A White House spokesman said President Barack Obama was "looking at" the possibility of a waiver together with the Environmental Protection Agency and the USDA.
But with staunch farm belt support and an election looming, many political analysts say the odds of a waiver are low.
Meanwhile, the outlook for crops abroad is darkening. Japan said an El Nino weather pattern was under way and would last until winter, foreshadowing disruptive conditions that could harm crops from Australia to India.
DROUGHT WORSE THAN FEARED
Corn prices have surged more than 60 percent in the past two months as the United States reels from the extreme weather, while global soy supplies are also tight after drought in South America.

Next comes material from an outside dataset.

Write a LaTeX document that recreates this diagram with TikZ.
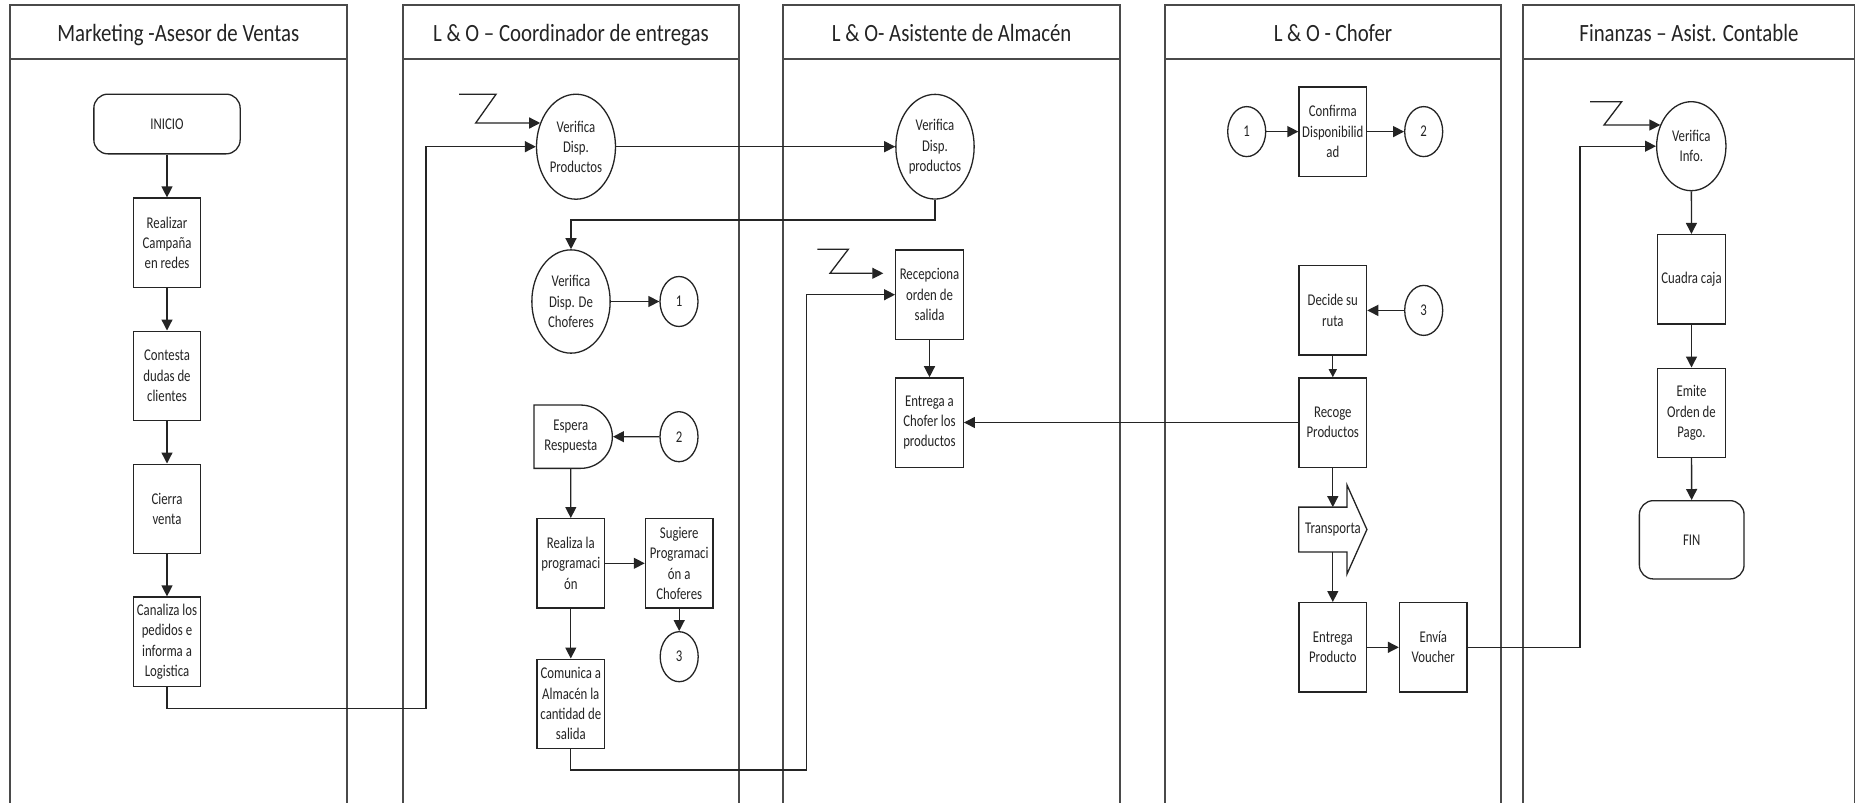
\documentclass[tikz,border=0pt]{standalone}
\usepackage{fontspec}
\setmainfont{Carlito}[FakeStretch=0.78]
\newfontfamily\headfont{Carlito}[FakeStretch=0.84]
\usetikzlibrary{arrows.meta,shapes.geometric,shapes.misc,calc}
\definecolor{ink}{HTML}{242424}
\definecolor{lanegray}{HTML}{4A4A4A}
\newcommand\flowtext{\fontsize{16.4}{20.3}\selectfont}
\begin{document}
\begin{tikzpicture}[x=1pt,y=-1pt,
  lane/.style={draw=lanegray,line width=1.8pt},
  hdr/.style={font=\headfont\fontsize{24.8}{30}\selectfont,text=ink,anchor=base,inner sep=0pt},
  proc/.style={draw=ink,line width=1.3pt,fill=white,rectangle,minimum width=67.6pt,minimum height=89.3pt,inner sep=0pt,align=center,font=\flowtext,text=ink},
  oval/.style={draw=ink,line width=1.3pt,fill=white,ellipse,inner sep=0pt,align=center,font=\flowtext,text=ink},
  conn/.style={oval,minimum width=38pt,minimum height=50pt},
  term/.style={draw=ink,line width=1.3pt,fill=white,rectangle,rounded corners=14pt,inner sep=0pt,align=center,font=\flowtext,text=ink},
  flow/.style={draw=ink,line width=1.3pt,-{Triangle[length=11pt,width=11pt]}},
  wire/.style={draw=ink,line width=1.3pt},
]
\fill[white] (0,0) rectangle (1856,803);
\useasboundingbox (0,0) rectangle (1856,803);

% swimlanes
\draw[lane] (9.9,803) -- (9.9,5) -- (346.8,5) -- (346.8,803) (9.9,59) -- (346.8,59);
\draw[lane] (402.7,803) -- (402.7,5) -- (739,5) -- (739,803) (402.7,59) -- (739,59);
\draw[lane] (783.3,803) -- (783.3,5) -- (1120,5) -- (1120,803) (783.3,59) -- (1120,59);
\draw[lane] (1165,803) -- (1165,5) -- (1501,5) -- (1501,803) (1165,59) -- (1501,59);
\draw[lane] (1523.3,803) -- (1523.3,5) -- (1854.5,5) -- (1854.5,803) (1523.3,59) -- (1854.5,59);
\node[hdr] (h1) at (178.3,41) {Marketing -Asesor de Ventas};
\node[hdr] (h2) at (570.9,41) {L \& O – Coordinador de entregas};
\node[hdr] (h3) at (951.7,41) {L \& O- Asistente de Almacén};
\node[hdr] (h4) at (1333,41) {L \& O - Chofer};
\node[hdr] (h5) at (1689,41) {Finanzas – Asist. Contable};

% Marketing - Asesor de Ventas
\node[term,minimum width=146.3pt,minimum height=59.7pt] (inicio) at (167,124) {INICIO};
\node[proc] (realizar) at (167,242.7) {Realizar\\Campaña\\en redes};
\node[proc] (contesta) at (167,375.8) {Contesta\\dudas de\\clientes};
\node[proc] (cierra) at (167,508.8) {Cierra\\venta};
\node[proc] (canaliza) at (167,641.7) {Canaliza los\\pedidos e\\informa a\\Logistica};

% L & O - Coordinador de entregas
\node[oval,minimum width=79pt,minimum height=105pt] (vp1) at (576,146.7) {Verifica\\Disp.\\Productos};
\node[oval,minimum width=78.3pt,minimum height=103.3pt] (vc) at (571,301.5) {Verifica\\Disp. De\\Choferes};
\node[conn] (ca1) at (679,301.5) {1};
\node[draw=ink,line width=1.3pt,fill=white,rounded rectangle,rounded rectangle left arc=none,minimum width=78.3pt,minimum height=63.3pt,inner sep=0pt,align=center,font=\flowtext,text=ink] (espera) at (570.8,436.7) {Espera\\Respuesta};
\node[conn] (ca2) at (679,436.7) {2};
\node[proc] (realiza) at (570.8,563.3) {Realiza la\\programaci\\ón};
\node[proc] (sugiere) at (679.2,563.3) {Sugiere\\Programaci\\ón a\\Choferes};
\node[conn] (ca3) at (679.2,656.7) {3};
\node[proc] (comunica) at (570.8,703.8) {Comunica a\\Almacén la\\cantidad de\\salida};

% L & O - Asistente de Almacen
\node[oval,minimum width=78.3pt,minimum height=104.7pt] (vp2) at (935,146.7) {Verifica\\Disp.\\productos};
\node[proc] (recep) at (929.5,294.7) {Recepciona\\orden de\\salida};
\node[proc] (entrega) at (929.5,422.5) {Entrega a\\Chofer los\\productos};

% L & O - Chofer
\node[conn] (cb1) at (1246.7,131.6) {1};
\node[proc] (confirma) at (1332.8,131.6) {Confirma\\Disponibilid\\ad};
\node[conn] (cb2) at (1423.7,131.6) {2};
\node[proc] (decide) at (1332.8,310.4) {Decide su\\ruta};
\node[conn] (cb3) at (1423.7,310.4) {3};
\node[proc] (recoge) at (1332.8,422.5) {Recoge\\Productos};
\node[inner sep=0pt,minimum width=47.7pt,minimum height=44.4pt] (trans) at (1322.85,529.5) {};
\draw[ink,line width=1.3pt,fill=white] (trans.north west) -- (trans.north east) -- ++(0,-22.3) -- ($(trans.east)+(20,0)$) -- ($(trans.south east)+(0,22.3)$) -- (trans.south east) -- (trans.south west) -- cycle;
\node[font=\flowtext,text=ink,inner sep=0pt] (transtxt) at (1333,529.5) {Transporta};
\node[proc] (entregap) at (1332.8,647.3) {Entrega\\Producto};
\node[proc] (envia) at (1433.3,647.3) {Envía\\Voucher};

% Finanzas - Asist. Contable
\node[oval,minimum width=69.3pt,minimum height=89pt] (vi) at (1691.3,146.2) {Verifica\\Info.};
\node[proc] (cuadra) at (1691.5,279.2) {Cuadra caja};
\node[proc] (emite) at (1691.5,412.8) {Emite\\Orden de\\Pago.};
\node[term,minimum width=104.7pt,minimum height=78.3pt] (fin) at (1691.7,539.8) {FIN};

% connectors
\draw[flow] (inicio) -- (realizar);
\draw[flow] (realizar) -- (contesta);
\draw[flow] (contesta) -- (cierra);
\draw[flow] (cierra) -- (canaliza);
\coordinate (k1) at (425.9,708.3);
\draw[flow] (canaliza.south) |- (k1) -- (k1 |- vp1.west) -- (vp1.west);

\coordinate (za1) at (459,94.3);
\coordinate (za2) at (496,94.3);
\coordinate (za3) at (475.7,123);
\draw[flow] (za1) -- (za2) -- (za3) -- (za3 -| vp1.146);

\draw[flow] (vp1.east) -- (vp2.west);
\coordinate (k2) at (571,220);
\draw[flow] (vp2.south) |- (k2) -- (vc.north);
\draw[flow] (vc) -- (ca1);
\draw[flow] (ca2) -- (espera);
\draw[flow] (espera) -- (realiza);
\draw[flow] (realiza) -- (sugiere);
\draw[flow] (sugiere) -- (ca3);
\draw[flow] (realiza) -- (comunica);
\coordinate (k3) at (806.7,770);
\draw[flow] (comunica.south) |- (k3) -- (k3 |- recep.west) -- (recep.west);

\coordinate (zb1) at (817.3,249.3);
\coordinate (zb2) at (848.3,249.3);
\coordinate (zb3) at (830,273.3);
\coordinate (zb4) at (883.3,273.3);
\draw[flow] (zb1) -- (zb2) -- (zb3) -- (zb4);

\draw[flow] (recep) -- (entrega);
\draw[flow] (recoge) -- (entrega);
\draw[flow] (cb1) -- (confirma);
\draw[flow] (confirma) -- (cb2);
\draw[flow] (cb3) -- (decide);
\draw[draw=ink,line width=1.3pt,-{Triangle[length=8pt,width=8pt]}] (decide) -- (recoge);
\draw[flow] (recoge.south) -- (recoge.south |- trans.north);
\draw[flow] (entregap.north |- trans.south) -- (entregap.north);
\draw[flow] (entregap) -- (envia);
\coordinate (k4) at (1580,647.3);
\draw[flow] (envia.east) -- (k4) -- (k4 |- vi.west) -- (vi.west);

\coordinate (zc1) at (1590,101.7);
\coordinate (zc2) at (1621.7,101.7);
\coordinate (zc3) at (1604,125);
\draw[flow] (zc1) -- (zc2) -- (zc3) -- (zc3 -| vi.145);

\draw[flow] (vi) -- (cuadra);
\draw[flow] (cuadra) -- (emite);
\draw[flow] (emite) -- (fin);
\end{tikzpicture}
\end{document}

In the most authoritative statement yet on how the drought is affecting crops, the USDA estimated that the corn harvest would drop 13 percent from last year, a bigger fall than forecast.
"The numbers came in very low. The USDA knows there's a big problem out here; we all do. They are acknowledging a big problem," said Jack Scoville, an analyst at Price Futures Group in Chicago.
With production at just 10.8 billion bushels, the yield would be the lowest since 1995. It would also be the third disappointing crop in a row for the world's largest corn grower and main agricultural exporter.
The USDA numbers highlight the crisis faced by livestock and poultry producers in trying to feed their animals, the American Meat Institute said.
"The report makes a waiver of the Renewable Fuel Standard ethanol mandate, which is exacerbating corn demand and prices, even more urgent," AMI President J. Patrick Boyle said in a statement.
U.S. inventories of soybeans, a key component of livestock feed from India to Indiana, would be the smallest in nine years after the USDA said only 2.69 billion bushels would be harvested this fall, 4 percent less than traders had expected. Stocks will drop to 115 million bushels, the second-smallest since 1973.
NO CRISIS, YET
A mix of high oil prices, growing use of biofuels, bad weather, soaring grain futures markets and restrictive export policies pushed up prices of food in 2007/08, sparking violent protests in countries including Egypt, Cameroon and Haiti.
The U.N.'s Silva said the world food system had not yet reached a crisis point, but reiterated warnings against the kind of export restraints and panic buying that extended the 2008 price surge.
"Countries and the U.N. are better equipped than in 2007-08 to face high food prices," he said.
So far, most governments have refrained from trade intervention to secure food supplies.
Russia's Deputy Prime Minister Arkady Dvorkovich said this week he saw no grounds to ban wheat exports, as the country did in 2010, but he did not rule out protective export tariffs after the end of 2012.
China, however, said it would release corn and rice from government reserves to pad supplies until the fall harvest. Bangladesh said on Thursday it had extended a ban on exports of most varieties of rice until next June to ensure domestic supplies.
The USDA report is an abrupt reversal from just two months ago when farmers, making the largest corn plantings in 75 years, expected a record haul. Consumers worldwide were also hopeful that a robust harvest from the biggest agricultural exporter would help end a period of depleted global stockpiles.
Then came the weather. More than 60 percent of the continental United States, including prime farm and ranch territory, was under moderate to exceptional drought this week.
It is not just agriculture that is feeling the pinch. In its inaugural season, the American Queen steamboat has been held back by drought-reduced water levels on the Mississippi River, the Memphis Commercial Appeal reported.
The Queen, with roughly 300 passengers, arrived in Memphis on Wednesday morning and was supposed to depart that afternoon. But because of well-below-average river levels, the boat could not finish its journey to Vicksburg, Mississippi by Friday as planned, the newspaper said on its website.